Her role as a leader is as important to her as the crops she grows. “When we succeed as a group, the whole village wins,” she says. She envisions a future where no young person in Kaselya has to leave for the city just to find work.
A Life Transformed, Attending the Africa Food Systems Summit 2025 (AFSS25)
Rehema’s journey is more than an agricultural success story; it’s proof of what can happen when opportunity meets determination. She has turned what some saw as a limitation into a source of strength. She is set to showcase, and being one of the panelists on AFSS25 – Dakar, Senegal, she will bless the global leaders on what transformation looks like.
“Disability did not stop me. It was the YEFFA spark that lit up my field, my business and my life.”
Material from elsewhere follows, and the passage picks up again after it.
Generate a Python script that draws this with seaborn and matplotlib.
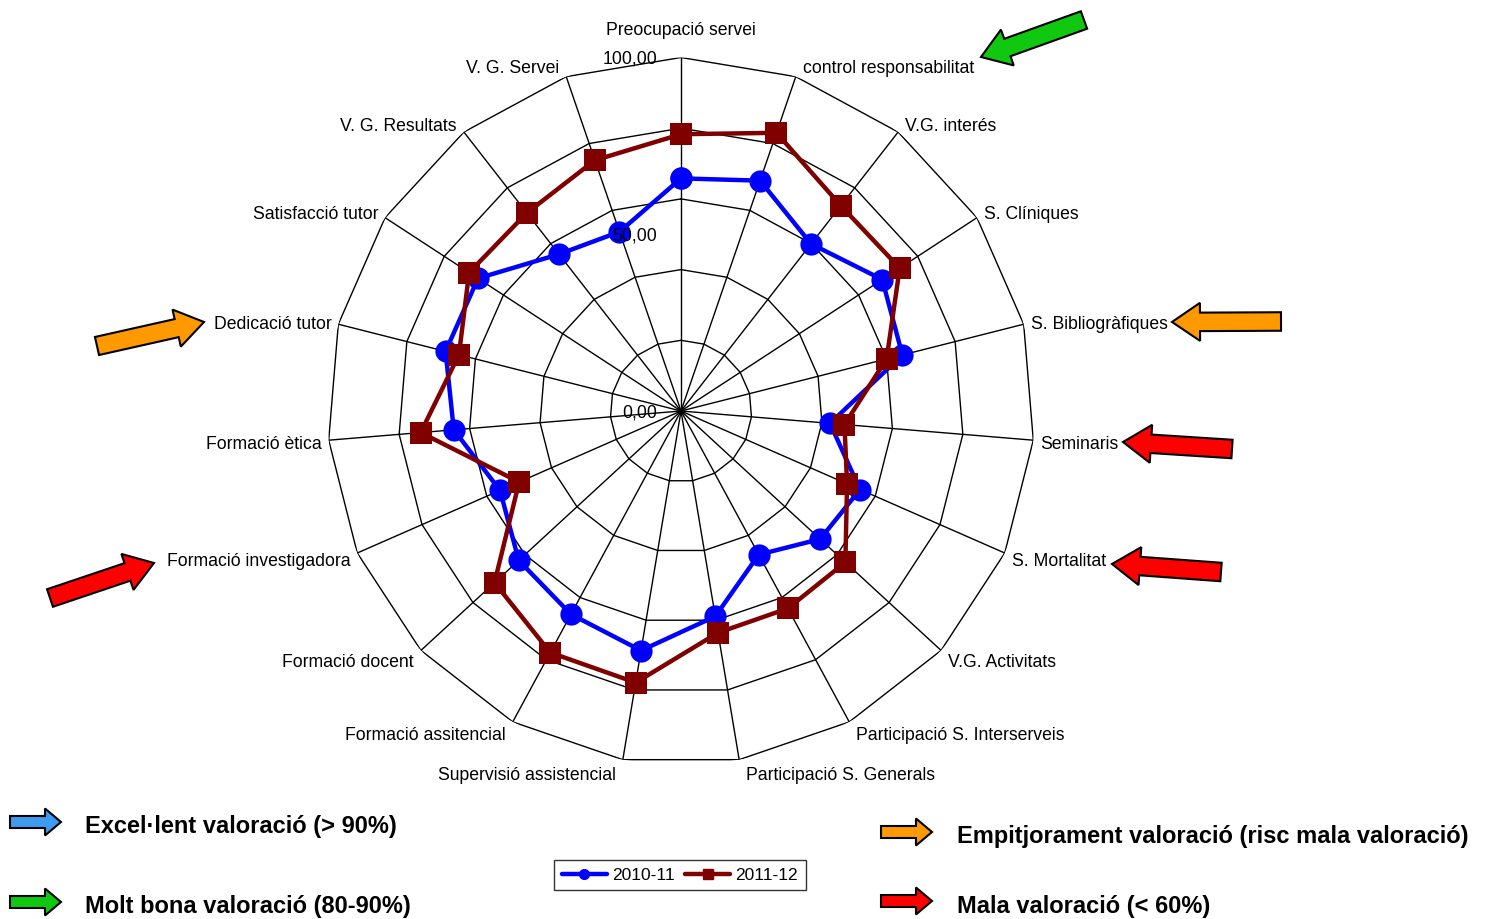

Beyond farming, Rehema has now branched into another business tailoring. In the evenings, the gentle hum of her sewing machine fills her home as she transforms vibrant fabrics into dresses, school uniforms, and headscarves. This side venture not only adds to her income but also allows her to teach sewing skills to other women in her community, further spreading the spirit of self-reliance that YEFFA ignited in her
Today, the sunflowers in Kaselya do more than feed families, they tell a story of resilience, leadership, and a woman whose glow comes from both the sun and the pride of building a future on her own terms.